* _OBJECTIVE_: Collect each line of the records containing the string "Write".

* _DATA FOR THIS EXERCISE_:
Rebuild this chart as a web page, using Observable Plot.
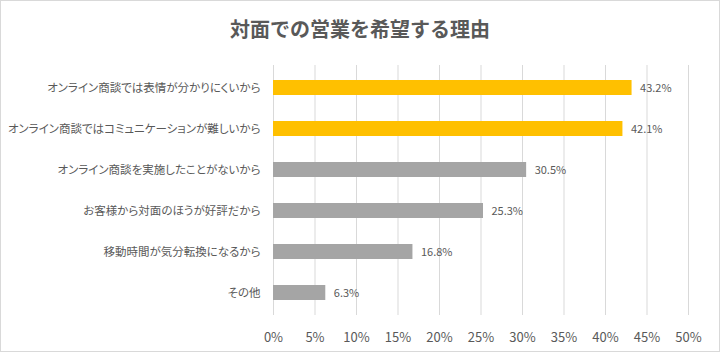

--

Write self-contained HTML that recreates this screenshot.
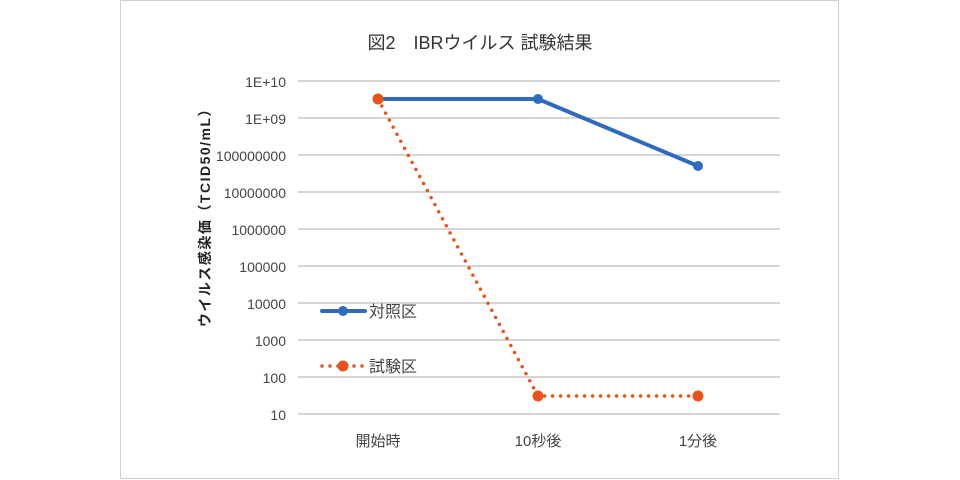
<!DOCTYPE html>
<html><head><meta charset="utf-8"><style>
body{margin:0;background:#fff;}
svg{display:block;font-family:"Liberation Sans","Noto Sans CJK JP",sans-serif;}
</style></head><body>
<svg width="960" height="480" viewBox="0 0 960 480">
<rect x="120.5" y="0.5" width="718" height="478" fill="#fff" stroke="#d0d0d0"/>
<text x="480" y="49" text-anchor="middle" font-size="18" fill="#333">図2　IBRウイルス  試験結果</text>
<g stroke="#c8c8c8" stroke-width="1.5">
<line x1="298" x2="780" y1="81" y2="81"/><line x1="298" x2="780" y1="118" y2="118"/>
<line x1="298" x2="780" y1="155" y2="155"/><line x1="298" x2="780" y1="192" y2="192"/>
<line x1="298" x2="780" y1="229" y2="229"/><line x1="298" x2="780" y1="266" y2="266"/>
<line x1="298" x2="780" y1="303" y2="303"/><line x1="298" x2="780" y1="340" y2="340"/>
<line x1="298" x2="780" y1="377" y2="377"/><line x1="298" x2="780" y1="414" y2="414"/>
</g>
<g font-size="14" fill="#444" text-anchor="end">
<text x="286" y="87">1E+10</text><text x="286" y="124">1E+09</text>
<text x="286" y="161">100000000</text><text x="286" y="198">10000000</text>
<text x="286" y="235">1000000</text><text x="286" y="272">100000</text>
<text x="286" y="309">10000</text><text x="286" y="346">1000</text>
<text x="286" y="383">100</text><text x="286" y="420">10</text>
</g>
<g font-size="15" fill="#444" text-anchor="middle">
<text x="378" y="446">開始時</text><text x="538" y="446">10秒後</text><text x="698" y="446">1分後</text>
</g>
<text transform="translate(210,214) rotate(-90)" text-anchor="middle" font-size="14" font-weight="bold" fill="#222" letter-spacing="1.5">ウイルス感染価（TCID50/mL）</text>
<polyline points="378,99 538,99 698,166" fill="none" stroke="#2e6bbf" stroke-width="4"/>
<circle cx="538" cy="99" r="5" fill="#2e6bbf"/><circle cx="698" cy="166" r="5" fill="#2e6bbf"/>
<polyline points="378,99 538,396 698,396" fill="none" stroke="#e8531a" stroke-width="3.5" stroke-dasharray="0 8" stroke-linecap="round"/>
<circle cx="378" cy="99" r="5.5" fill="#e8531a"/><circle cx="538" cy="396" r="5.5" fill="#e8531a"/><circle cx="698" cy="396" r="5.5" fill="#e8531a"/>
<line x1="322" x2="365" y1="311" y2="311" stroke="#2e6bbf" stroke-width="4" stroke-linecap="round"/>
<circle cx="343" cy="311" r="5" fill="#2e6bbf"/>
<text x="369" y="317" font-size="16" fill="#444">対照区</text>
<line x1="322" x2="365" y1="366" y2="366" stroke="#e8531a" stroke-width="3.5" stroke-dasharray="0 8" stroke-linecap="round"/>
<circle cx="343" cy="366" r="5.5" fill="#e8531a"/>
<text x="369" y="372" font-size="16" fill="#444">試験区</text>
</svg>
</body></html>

* * *

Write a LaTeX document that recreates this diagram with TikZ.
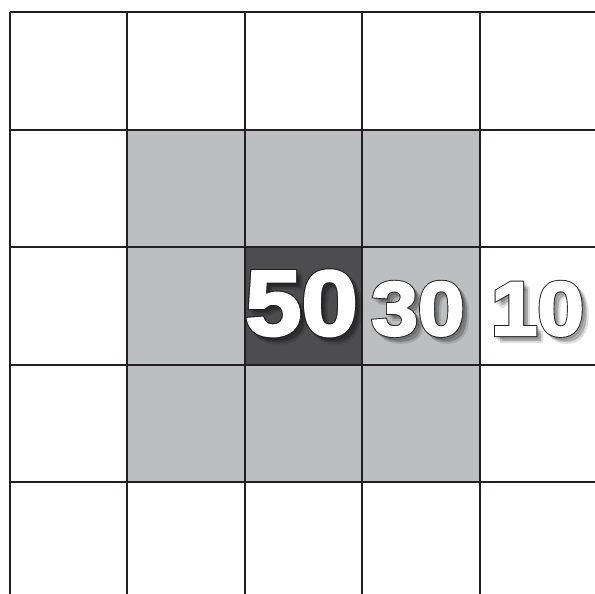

* _EXERCISE OUTPUT_:
Write self-contained HTML that recreates this screenshot.
Write a LaTeX document that recreates this diagram with TikZ.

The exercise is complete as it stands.